Ника больше не слыхала ничего. Она огибала барак, шла куда-то – от звука кашля: сейчас он не примет никакой лекарственной помощи! От неё – и при них! – ни за что…

– Этот кретин такой хай поднял! – сказал, появляясь откуда-то, полураздетый Худой. – Никакой опасности не было! и зачем вы, больной человек…

– Я тоже так думал! – хрипло отвечал Мориц. – Я ошибся: там загорелась сера! Как вы думаете, если бы барак вспыхнул, – вы видели клубы дыма над крышей? Кто бы отвечал за пожар? После моего отказа открыть двери! Я больной человек, да, – но я, я человек… (Кашель мешал говорить, а если бы…)

– Ну пусть бы он разбивал стёкла, – кричал Худой. – Пёс с ним, зачем вы-то…

Мориц махнул рукой – на него, на кашель, всё продолжавшийся, и пошёл прочь от барака, махая и другим – уйти…

Ника шла прочь от барака – в другую сторону, не от дыма, а от людей и от Морица, не зная, куда идёт. «В одну минуту можно прожить целую жизнь», – говорит где-то автор «Анны Карениной», а прошло много минут, пока Ника вернулась в комнату, пробродив по мосткам и сходя с них, спотыкаясь и «вытирая морду», как она мысленно зло о себе сказала – про свои поздние, бесполезные слёзы, – платка не было, шёлковой шапочкой («морда» была вся в слезах и опухшая), а они всё шли и всё шли. О чём она плакала? о вере ли своей в человека, в его обещание, о том ли, что заставила себя простоять у окна, чтобы не испытать перед людьми унижения – ценой которого она бы – может быть, добилась того, чтоб каверна не вскрылась, лёгкое бы не наполнилось серой! Может быть, сегодня не будет у него кровохарканья, ни завтра, но оно будет: через месяц, может быть?
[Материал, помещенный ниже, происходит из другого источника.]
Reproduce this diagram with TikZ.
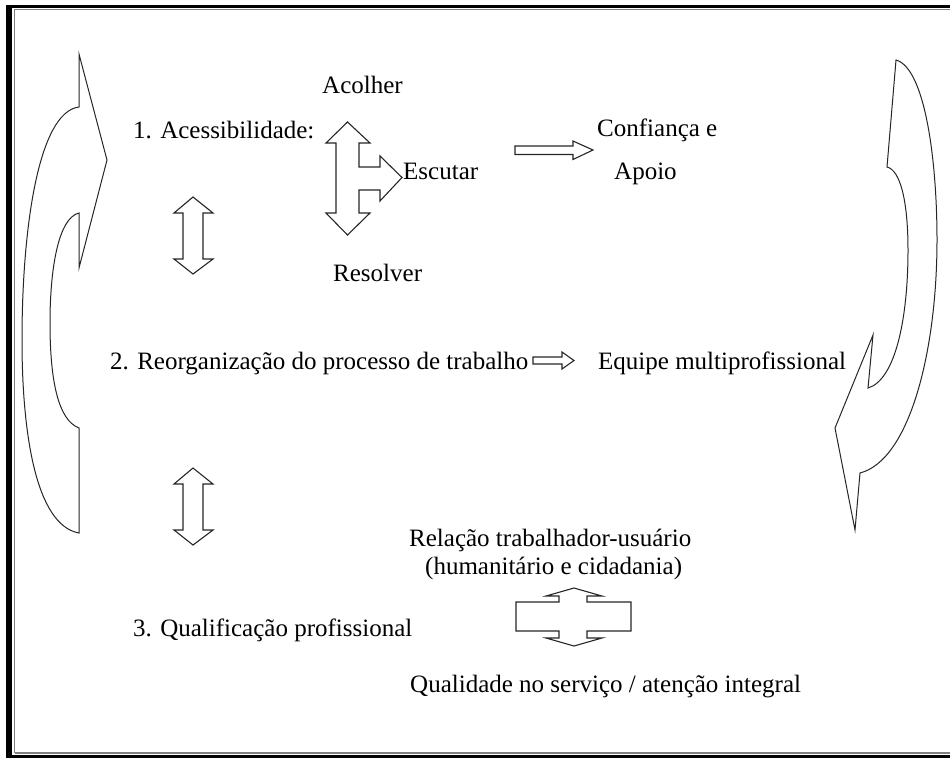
\documentclass[tikz,border=0pt]{standalone}
\usepackage{fontspec}
\setmainfont{Liberation Serif}
\begin{document}
\begin{tikzpicture}[x=1pt,y=-1pt,
  lbl/.style={anchor=base west,inner sep=0pt,font=\fontsize{25}{30}\selectfont},
  blockarrow/.style={draw=black!85,line width=1.1pt,fill=white,line join=miter},
  curlarrow/.style={draw=black!85,line width=1pt,fill=white}]
\useasboundingbox (0,0) rectangle (950,758);
% frame
\fill[black] (6,5) rectangle (12,758);
\fill[black] (6,5) rectangle (950,7.5);
\fill[black] (6,755) rectangle (950,758);
\draw[black!50,line width=1.8pt] (14.5,752.5) -- (14.5,9.5) -- (950,9.5);
\draw[black!50,line width=1.2pt] (14.5,753) -- (950,753);

% texts
\node[lbl] (acolher) at (322,93) {Acolher};
\node[lbl] (acess) at (133,138) {1. Acessibilidade:};
\node[lbl] (escutar) at (403,179) {Escutar};
\node[lbl] (confianca) at (597,136) {Confiança e};
\node[lbl] (apoio) at (614,179) {Apoio};
\node[lbl] (resolver) at (333,281) {Resolver};
\node[lbl] (reorg) at (110,369) {2. Reorganização do processo de trabalho};
\node[lbl] (equipe) at (598,369) {Equipe multiprofissional};
\node[lbl] (relacao) at (409,546) {Relação trabalhador-usuário};
\node[lbl] (human) at (425,574) {(humanitário e cidadania)};
\node[lbl] (qualif) at (133,636) {3. Qualificação profissional};
\node[lbl] (qualid) at (410,692) {Qualidade no serviço / atenção integral};

% T-shaped arrow (Acolher / Escutar / Resolver)
\draw[blockarrow] (347.5,122) -- (370,143) -- (359,143) -- (359,167) -- (380,167) -- (380,156)
  -- (402,177.5) -- (380,201) -- (380,190) -- (359,190) -- (359,213) -- (370,213)
  -- (347.5,235) -- (326,213) -- (336,213) -- (336,143) -- (326,143) -- cycle;

% arrow to Confianca
\draw[blockarrow] (515,146) -- (573,146) -- (573,141) -- (593,150) -- (573,159.5) -- (573,154.5) -- (515,154.5) -- cycle;

% arrow to Equipe
\draw[blockarrow] (533,357) -- (562,357) -- (562,352) -- (574,360.5) -- (562,369) -- (562,364) -- (533,364) -- cycle;

% vertical double arrows
\draw[blockarrow] (193,197) -- (213,213) -- (203,213) -- (203,259) -- (213,259) -- (193,274)
  -- (174,259) -- (183,259) -- (183,213) -- (174,213) -- cycle;
\draw[blockarrow] (193,468) -- (213,484) -- (203,484) -- (203,530) -- (213,530) -- (193,545)
  -- (174,530) -- (183,530) -- (183,484) -- (174,484) -- cycle;

% cross arrow
\draw[blockarrow] (516,602) -- (559,602) -- (559,596) -- (546,596) -- (574,588) -- (602,596)
  -- (587,596) -- (587,602) -- (631,602) -- (631,631) -- (587,631) -- (587,638) -- (602,638)
  -- (574,646) -- (546,638) -- (559,638) -- (559,631) -- (516,631) -- cycle;

% left curved arrow
\draw[curlarrow] (79,54) -- (107,160) -- (79,268) -- (79,213)
  .. controls (58,218) and (50,270) .. (50,323)
  .. controls (50,380) and (58,420) .. (79,428)
  -- (79,533)
  .. controls (35,525) and (22,430) .. (22,340)
  .. controls (22,230) and (38,112) .. (79,107) -- cycle;

% right curved arrow
\draw[curlarrow] (896,60)
  .. controls (925,68) and (937,160) .. (937,240)
  .. controls (937,350) and (910,460) .. (860,473)
  -- (855,530) -- (835,428) -- (873,335) -- (868,388)
  .. controls (895,380) and (908,320) .. (908,250)
  .. controls (908,200) and (900,170) .. (887,167) -- cycle;
\end{tikzpicture}
\end{document}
О том ли, что её тогда с ним не будет – о той ли женщине, которая мучается в разлуке с мужем и бессильно дрожит издали – за климат, губительный, по врачебным сведениям, даже для второй стадии ТБЦ? О том, что – это третья? О брате, умершем от этой болезни… Может быть, о той ночи своего детства, когда, подбежав ночью к матери, увидала чайную чашку с чем-то тёмным, как чёрный кофе, но красней?.. «Кровь, – хрипло сказала мать, – позови кого-нибудь… за доктором!» Это было в марте – а в июле мать умерла. Она вспомнит всё это – потом. Сейчас она уж не плачет. Иссякло! Это хорошо, что так совершенно кончается. Когда не ищешь ответов – потому, что вопросы кончились. Всё так ясно. Если б Мориц сделал это – спасая оттуда ребёнка… Если б он погиб из-за этого даже – ради ребёнка! – она бы в слезах отчаяния утешала бы себя тем, что иначе не мог – вошёл, чтоб спасти! Долг чести – и каверна не выдержала… Рана бы её вечно сочилась, но возразить нечего! Тут… Ника стоит близ барака у окна, за которым час назад стояла так по-другому, полная веры в данное человеком обещанье, – и уже нет человека… Как просто! Туда вошёл комок нервов, клубок петушиного гонора (надоело ему слушать крики пожарника!). О, если бы тут был Виктор, он бы не бросился – сам?!

В этот миг постучали в дверь на крыльце. Ника пошла отворять. На крыльце стоял Мориц. Он был в пиджаке, тёмном, глядел ей в глаза.